**EXERCISE OBJECTIVE**:
In how many lines of the data does the word "with" appear? Give the number by itself.

**MATERIAL SUPPLIED**:

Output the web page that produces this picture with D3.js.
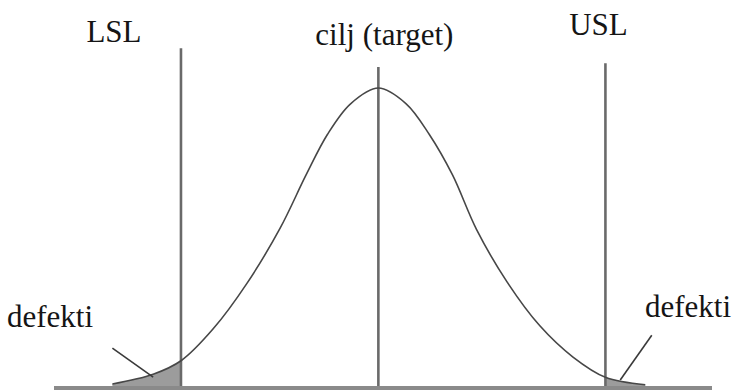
<!DOCTYPE html>
<html>
<head>
<meta charset="utf-8">
<script src="https://cdn.jsdelivr.net/npm/d3@7"></script>
<style>
  body { margin: 0; background: #fff; }
  svg text { font-family: "Liberation Serif", "Times New Roman", serif; fill: #151515; }
</style>
</head>
<body>
<div id="chart"></div>
<script>
// process values in sigma units, density
const curveX = [-2.87, -2.43, -2.13, -1.78, -1.42, -1.06, -0.78, -0.55, -0.30, 0, 0.30, 0.55, 0.80, 1.06, 1.39, 1.74, 2.10, 2.45, 2.88];
const curveY = [0.004, 0.017, 0.035, 0.078, 0.138, 0.212, 0.283, 0.337, 0.378, 0.399, 0.378, 0.337, 0.283, 0.210, 0.140, 0.082, 0.040, 0.013, 0.003];

// spec limits and target
const limitNames = ["LSL", "cilj (target)", "USL"];
const limitValues = [-2.13, 0, 2.45];
const limitTops = [0.452, 0.427, 0.432];

const defectLabel = "defekti";

const width = 739;
const height = 390;

const svg = d3.select("#chart")
  .append("svg")
  .attr("width", width)
  .attr("height", height);

const x = d3.scaleLinear()
  .domain([-3.5, 3.6])
  .range([54, 712]);

const y = d3.scaleLinear()
  .domain([0, 0.4])
  .range([387, 87.3]);

const points = curveX.map((v, i) => [v, curveY[i]]);

// clip the area to the two tails outside the limits
const defs = svg.append("defs");
defs.append("clipPath").attr("id", "tails")
  .selectAll("rect")
  .data([[x.range()[0], x(limitValues[0])], [x(limitValues[2]), x.range()[1]]])
  .enter()
  .append("rect")
  .attr("x", d => d[0])
  .attr("y", 0)
  .attr("width", d => d[1] - d[0])
  .attr("height", height);

const area = d3.area()
  .x(d => x(d[0]))
  .y0(y(0))
  .y1(d => y(d[1]))
  .curve(d3.curveCatmullRom);

svg.append("path")
  .datum(points)
  .attr("d", area)
  .attr("fill", "#9c9c9c")
  .attr("clip-path", "url(#tails)");

// vertical lines
svg.selectAll("line.limit")
  .data(limitValues)
  .enter()
  .append("line")
  .attr("class", "limit")
  .attr("x1", d => x(d))
  .attr("x2", d => x(d))
  .attr("y1", (d, i) => y(limitTops[i]))
  .attr("y2", y(0))
  .attr("stroke", "#6a6a6a")
  .attr("stroke-width", 2.6);

// the curve
const line = d3.line()
  .x(d => x(d[0]))
  .y(d => y(d[1]))
  .curve(d3.curveCatmullRom);

svg.append("path")
  .datum(points)
  .attr("d", line)
  .attr("fill", "none")
  .attr("stroke", "#474747")
  .attr("stroke-width", 1.6);

// base line
svg.append("line")
  .attr("x1", x.range()[0])
  .attr("x2", x.range()[1])
  .attr("y1", y(0) + 1)
  .attr("y2", y(0) + 1)
  .attr("stroke", "#8a8a8a")
  .attr("stroke-width", 4);

// labels above the lines
const labelDx = [-67, 6, -7];
const labelY = [42, 45, 35];
svg.selectAll("text.limit")
  .data(limitNames)
  .enter()
  .append("text")
  .attr("class", "limit")
  .attr("x", (d, i) => x(limitValues[i]) + labelDx[i])
  .attr("y", (d, i) => labelY[i])
  .attr("text-anchor", "middle")
  .attr("font-size", 31)
  .text(d => d);

// defect pointers: [x1, y1, x2, y2] in data units
const pointers = [[-2.87, 0.052, -2.43, 0.0133], [2.95, 0.069, 2.61, 0.0093]];
svg.selectAll("line.pointer")
  .data(pointers)
  .enter()
  .append("line")
  .attr("class", "pointer")
  .attr("x1", d => x(d[0]))
  .attr("y1", d => y(d[1]))
  .attr("x2", d => x(d[2]))
  .attr("y2", d => y(d[3]))
  .attr("stroke", "#3a3a3a")
  .attr("stroke-width", 1.6);

svg.append("text")
  .attr("x", 7)
  .attr("y", 327)
  .attr("font-size", 31)
  .text(defectLabel);

svg.append("text")
  .attr("x", 645)
  .attr("y", 317)
  .attr("font-size", 31)
  .text(defectLabel);
</script>
</body>
</html>
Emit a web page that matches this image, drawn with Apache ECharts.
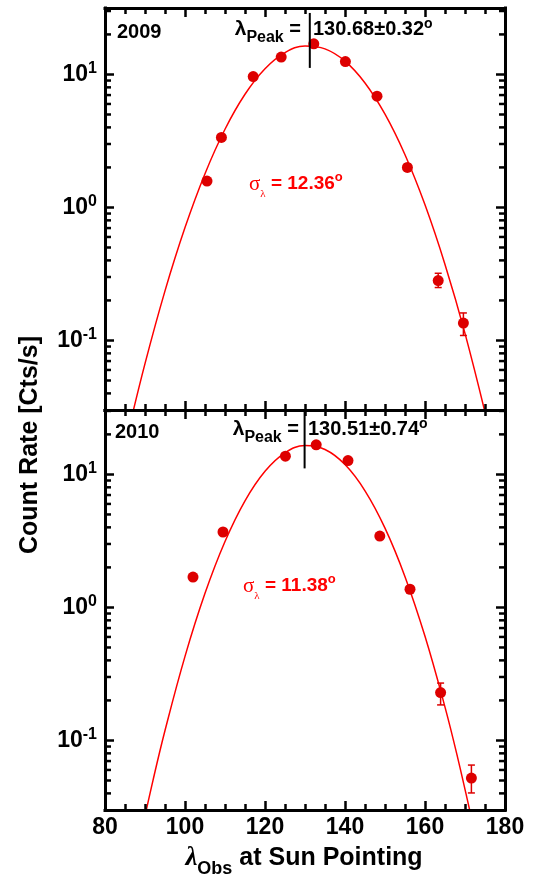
<!DOCTYPE html>
<html><head><meta charset="utf-8">
<script src="https://cdn.jsdelivr.net/npm/echarts@6/dist/echarts.min.js"></script>
<style>html,body{margin:0;padding:0;background:#fff}#c{width:533px;height:876px}</style>
</head><body><div id="c"></div>
<script>
// ---- data ----
const xTickValues = [80, 100, 120, 140, 160, 180];
const yDecadeLabels = ['10^-1', '10^0', '10^1'];

// 2009 panel
const x2009 = [105.5, 109.1, 117.05, 124.05, 132.2, 140.1, 148.0, 155.6, 163.3, 169.6];
const y2009 = [1.58, 3.36, 9.65, 13.5, 17.0, 12.5, 6.86, 2.0, 0.282, 0.135];
const lo2009 = [1.52, 3.26, 9.4, 13.2, 16.6, 12.2, 6.7, 1.88, 0.25, 0.109];
const hi2009 = [1.64, 3.46, 9.9, 13.8, 17.4, 12.8, 7.0, 2.12, 0.32, 0.161];
const fitX2009 = [86, 90, 95, 100, 105, 110, 115, 120, 125, 130, 135, 140, 145, 150, 155, 160, 165, 170, 176];
const fitY2009 = [0.0217, 0.0670, 0.236, 0.706, 1.795, 3.873, 7.096, 11.04, 14.59, 16.35, 15.56, 12.59, 8.63, 5.03, 2.49, 1.046, 0.373, 0.113, 0.0217];
const peakX2009 = 131.2;
const peakY2009 = [29.0, 11.2];

// 2010 panel
const x2010 = [102.0, 109.5, 125.1, 132.8, 140.75, 148.7, 156.25, 163.9, 171.6];
const y2010 = [1.69, 3.69, 13.7, 16.7, 12.7, 3.44, 1.37, 0.229, 0.0521];
const lo2010 = [1.63, 3.58, 13.4, 16.4, 12.4, 3.34, 1.31, 0.185, 0.0403];
const hi2010 = [1.75, 3.80, 14.0, 17.0, 13.0, 3.54, 1.43, 0.270, 0.0653];
const fitX2010 = [89, 92, 95, 100, 105, 110, 115, 120, 125, 130, 135, 140, 145, 150, 155, 160, 165, 168, 172];
const fitY2010 = [0.0197, 0.0501, 0.1187, 0.4285, 1.276, 3.130, 6.331, 10.56, 14.53, 16.47, 15.39, 11.86, 7.53, 3.947, 1.704, 0.6067, 0.1781, 0.0778, 0.02314];
const peakX2010 = 129.9;
const peakY2010 = [30.5, 11.1];

// ---- styling / layout ----
const F = "'Liberation Sans', Arial, Helvetica, sans-serif";
const SERIF = "'Liberation Serif', 'DejaVu Serif', serif";
const RED = '#ff0000';
const DOT = '#dd0000';
const yRanges = [[0.03, 31.6], [0.03, 30.5]];

function zip(a, b) { return a.map((v, i) => [v, b[i]]); }
function zip3(a, b, c) { return a.map((v, i) => [v, b[i], c[i]]); }

function axLine() { return { show: true, onZero: false, lineStyle: { color: '#000', width: 3, cap: 'square' } }; }

function xAxisDef(gridIndex, position, labels) {
  return {
    type: 'value', gridIndex, position, min: 80, max: 180, interval: 20, z: 10,
    axisLine: axLine(),
    axisTick: { show: true, inside: true, length: 9, lineStyle: { color: '#000', width: 2.5 } },
    minorTick: { show: true, splitNumber: 4, length: 6, lineStyle: { color: '#000', width: 2.5 } },
    splitLine: { show: false }, minorSplitLine: { show: false },
    axisLabel: labels ? { show: true, margin: 6, fontSize: 23, fontWeight: 'bold', fontFamily: F, color: '#000' } : { show: false }
  };
}
function yLabelFmt(v) {
  const e = Math.log10(v), r = Math.round(e);
  if (Math.abs(e - r) > 1e-6) return '';
  return '{b|10}{s|' + (r < 0 ? '-' : '') + Math.abs(r) + '}';
}
function yAxisDef(gridIndex, position, range, labels) {
  return {
    type: 'log', logBase: 10, gridIndex, position, min: range[0], max: range[1], z: 10,
    axisLine: axLine(),
    axisTick: { show: true, inside: true, length: 9, lineStyle: { color: '#000', width: 2.5 } },
    splitLine: { show: false },
    axisLabel: labels ? {
      show: true, margin: 8, formatter: yLabelFmt, showMinLabel: false, showMaxLabel: false,
      rich: {
        b: { fontSize: 23, fontWeight: 'bold', fontFamily: F, color: '#000' },
        s: { fontSize: 16, fontWeight: 'bold', fontFamily: F, color: '#000', padding: [0, 0, 12, 0] }
      }
    } : { show: false }
  };
}

function errorSeries(xi, yi, data) {
  return {
    type: 'custom', xAxisIndex: xi, yAxisIndex: yi, data, z: 3,
    encode: { x: 0, y: [1, 2] },
    renderItem: (params, api) => {
      const x = api.value(0);
      const p1 = api.coord([x, api.value(1)]), p2 = api.coord([x, api.value(2)]);
      const w = 3.5, st = { stroke: DOT, lineWidth: 1.5 };
      return { type: 'group', children: [
        { type: 'line', shape: { x1: p1[0], y1: p1[1], x2: p2[0], y2: p2[1] }, style: st },
        { type: 'line', shape: { x1: p1[0] - w, y1: p1[1], x2: p1[0] + w, y2: p1[1] }, style: st },
        { type: 'line', shape: { x1: p2[0] - w, y1: p2[1], x2: p2[0] + w, y2: p2[1] }, style: st }
      ] };
    }
  };
}
function panelSeries(xi, yi, fx, fy, px, py, lo, hi, peakX, peakY) {
  return [
    { type: 'line', xAxisIndex: xi, yAxisIndex: yi, data: zip(fx, fy), smooth: 0.4, showSymbol: false, clip: true,
      lineStyle: { color: RED, width: 1.5 }, z: 2 },
    errorSeries(xi, yi, zip3(px, lo, hi)),
    { type: 'scatter', xAxisIndex: xi, yAxisIndex: yi, data: zip(px, py), symbol: 'circle', symbolSize: 11,
      itemStyle: { color: DOT, opacity: 1 }, z: 4 },
    { type: 'line', xAxisIndex: xi, yAxisIndex: yi, data: [[peakX, peakY[0]], [peakX, peakY[1]]], showSymbol: false,
      lineStyle: { color: '#000', width: 2 }, z: 7 }
  ];
}

const mainRich = (color, size) => ({
  l: { fontSize: size + 1, fontWeight: 'bold', fontFamily: F, fill: color },
  sub: { fontSize: 16, fontWeight: 'bold', fontFamily: F, fill: color, padding: [18, 0, 0, 0] },
  m: { fontSize: size, fontWeight: 'bold', fontFamily: F, fill: color },
  sup: { fontSize: 14, fontWeight: 'bold', fontFamily: F, fill: color, padding: [0, 0, 9, 0] }
});
const sigmaRich = {
  g: { fontSize: 21, fontFamily: SERIF, fill: RED },
  gs: { fontSize: 11, fontFamily: SERIF, fill: RED, padding: [20, 0, 0, 0] },
  m: { fontSize: 19, fontWeight: 'bold', fontFamily: F, fill: RED },
  sup: { fontSize: 13, fontWeight: 'bold', fontFamily: F, fill: RED, padding: [0, 0, 14, 0] }
};

function txt(x, y, text, extra) {
  return { type: 'text', x, y, z: 100, style: Object.assign({ text, verticalAlign: 'middle' }, extra) };
}

const option = {
  animation: false,
  backgroundColor: '#fff',
  grid: [
    { left: 105, top: 8, width: 400, height: 402, show: false },
    { left: 105, top: 410, width: 400, height: 400, show: false }
  ],
  xAxis: [
    xAxisDef(0, 'bottom', false), xAxisDef(0, 'top', false),
    xAxisDef(1, 'bottom', true), xAxisDef(1, 'top', false)
  ],
  yAxis: [
    yAxisDef(0, 'left', yRanges[0], true), yAxisDef(0, 'right', yRanges[0], false),
    yAxisDef(1, 'left', yRanges[1], true), yAxisDef(1, 'right', yRanges[1], false)
  ],
  series: [].concat(
    panelSeries(0, 0, fitX2009, fitY2009, x2009, y2009, lo2009, hi2009, peakX2009, peakY2009),
    panelSeries(2, 2, fitX2010, fitY2010, x2010, y2010, lo2010, hi2010, peakX2010, peakY2010)
  )
};

const texts = [
  txt(117, 32, '2009', { font: 'bold 20px ' + F, fill: '#000' }),
  txt(115, 432, '2010', { font: 'bold 20px ' + F, fill: '#000' }),
  txt(301, 29, '{l|λ}{sub|Peak}{m| =}', { align: 'right', rich: mainRich('#000', 20) }),
  txt(313, 29, '{m|130.68±0.32}{sup|o}', { align: 'left', rich: mainRich('#000', 20) }),
  txt(299, 429, '{l|λ}{sub|Peak}{m| =}', { align: 'right', rich: mainRich('#000', 20) }),
  txt(308, 429, '{m|130.51±0.74}{sup|o}', { align: 'left', rich: mainRich('#000', 20) }),
  txt(249, 184, '{g|σ}{gs|λ}{m| = 12.36}{sup|o}', { align: 'left', rich: sigmaRich }),
  txt(243, 586, '{g|σ}{gs|λ}{m| = 11.38}{sup|o}', { align: 'left', rich: sigmaRich }),
  { type: 'text', x: 30, y: 445, rotation: Math.PI / 2, z: 100,
    style: { text: 'Count Rate [Cts/s]', align: 'center', verticalAlign: 'middle', font: 'bold 25px ' + F, fill: '#000' } },
  txt(304, 858, '{l|λ}{sub|Obs}{m| at Sun Pointing}', { align: 'center', rich: {
    l: { fontSize: 27, fontWeight: 'bold', fontStyle: 'italic', fontFamily: SERIF, fill: '#000' },
    sub: { fontSize: 18, fontWeight: 'bold', fontFamily: F, fill: '#000', padding: [22, 0, 0, 0] },
    m: { fontSize: 25, fontWeight: 'bold', fontFamily: F, fill: '#000' }
  } })
];

const chart = echarts.init(document.getElementById('c'), null, { renderer: 'canvas' });
chart.setOption(option);

// minor ticks of the log axes (2..9 per decade) on both sides, placed through the axes' own scales
const tickEls = [];
function seg(x1, y1, x2, y2) {
  tickEls.push({ type: 'line', z: 90, silent: true, shape: { x1, y1, x2, y2 }, style: { stroke: '#000', lineWidth: 2.5 } });
}
[[0, 0, yRanges[0]], [2, 2, yRanges[1]]].forEach(([xi, yi, range]) => {
  const xL = chart.convertToPixel({ xAxisIndex: xi }, 80), xR = chart.convertToPixel({ xAxisIndex: xi }, 180);
  [0.01, 0.1, 1, 10].forEach(d => {
    for (let k = 2; k <= 9; k++) {
      const v = +(k * d).toPrecision(3);
      if (v <= range[0] * 1.0001 || v >= range[1]) continue;
      const py = chart.convertToPixel({ yAxisIndex: yi }, v);
      seg(xL, py, xL + 6, py);
      seg(xR, py, xR - 6, py);
    }
  });
});

chart.setOption({ graphic: texts.concat(tickEls) });
</script>
</body></html>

**EXERCISE OUTPUT**:
2